Ninguna lección más importante que aprender qué es y quién es el amor.

Descubrir qué es el amor es aprender a distinguirlo de sus numerosas falsificaciones; descubrir quién es el Amor es entrar en una relación personal de donación con Aquel que se llama “don” y que sólo puede ser comprendido en el acto mismo de darse.

El Espíritu Santo es la agilidad misma del amor en acto de amar. Sencillamente no puede concebirse algo más activo que Aquel que da el ser y hace ser. Por eso es metafísicamente imposible para un ser creado situarse por fuera de sus propias posibilidades de ser para ver cómo el Espíritu hace posible ser.

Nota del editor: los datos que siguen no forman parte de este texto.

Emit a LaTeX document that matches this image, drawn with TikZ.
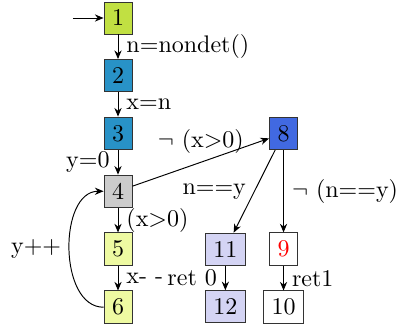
\documentclass[tikz,border=0pt]{standalone}
\usepackage{xcolor}
\usepackage{tikz}
\usetikzlibrary{arrows.meta,positioning}

\definecolor{locinit}{RGB}{193,224,66}
\definecolor{locblue}{RGB}{40,146,199}
\definecolor{locroyal}{RGB}{65,105,225}
\definecolor{locgray}{RGB}{204,204,204}
\definecolor{locloop}{RGB}{238,250,162}
\definecolor{locret}{RGB}{212,212,244}

\begin{document}
\begin{tikzpicture}[
  node distance=3.6mm,
  loc/.style={draw=black!80},
  arr/.style={-{Stealth[length=3.6pt,width=3pt]}}
]
\useasboundingbox (-49.17pt,7.5pt) rectangle (115.83pt,-129.17pt);
\node[loc, fill=locinit] (n1) {1};
\node[loc, fill=locblue, below=of n1] (n2) {2};
\node[loc, fill=locblue, below=of n2] (n3) {3};
\node[loc, fill=locgray, below=of n3] (n4) {4};
\node[loc, fill=locloop, below=of n4] (n5) {5};
\node[loc, fill=locloop, below=of n5] (n6) {6};
\node[loc, fill=locroyal, right=2cm of n3] (n8) {8};
\node[loc, text=red] (n9) at (n8 |- n5) {9};
\node[loc, fill=locret, left=3.4mm of n9] (n11) {11};
\node[loc, fill=locret, below=of n11] (n12) {12};
\node[loc, below=of n9] (n10) {10};
\coordinate[left=4.5mm of n1] (init);
\draw[arr] (init) -- (n1);
\draw[arr] (n1) -- node[right] {n=nondet()} (n2);
\draw[arr] (n2) -- node[right] {x=n} (n3);
\draw[arr] (n3) -- node[left] {y=0} (n4);
\draw[arr] (n4) -- node[right] {(x>0)} (n5);
\draw[arr] (n5) -- node[right] {x- -} (n6);
\draw[arr] (n6) to[bend left=90] node[left] {y++} (n4);
\draw[arr] (n4) -- node[above] {$\neg$ (x>0)} (n8);
\draw[arr] (n8) -- node[left] {n==y} (n11);
\draw[arr] (n8) -- node[right] {$\neg$ (n==y)} (n9);
\draw[arr] (n11) -- node[left] {ret 0} (n12);
\draw[arr] (n9) -- node[right] {ret1} (n10);
\end{tikzpicture}
\end{document}
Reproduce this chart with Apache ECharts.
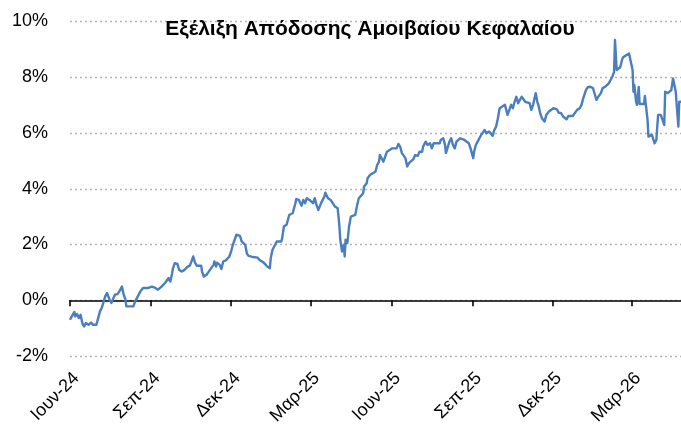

A esto alude Cristo cuando dice que no sabemos de dónde viene ni a dónde va el viento aunque percibimos su actuar. Todo conocimiento del Espíritu es reflejo: podemos regresar sobre sus maravillas, y elevar el pensamiento hacia la magnitud de su poder y la inmensidad de su hermosura pero va siempre delante de nosotros, y a la vez nos antecede como la realidad antecede a la palabra que intenta atraparla.

Sin embargo, el Espíritu no se sitúa en el ámbito de la pura ignorancia sino en el espacio inconmensurable de una luz que hace inteligible áreas que ignorábamos de nosotros mismos. Por eso el Pneuma, el Espíritu, no puede ser invocado si no es en relación con el Lógos, el Verbo, que se ha encarnado y que con la santidad de su vida ha expulsado las tinieblas. Cualquier expectativa del Pneuma sin el Lógos nos arroja en el terreno de la ignorancia crasa y nos convierte así en juguetes de los espíritus malignos, y no en instrumentos vivos del Espíritu Santo de Dios.

La oración del cristiano es entonces una prolongación y eco de la oración de Cristo, que ha rogado al Padre, con eficacia invencible, que nos conceda el Espíritu. La voz de Jesús, que brota de su amantísimo y compasivo corazón, nos enseña a decir con acento de hijos: ¡VEN, ESPÍRITU SANTO!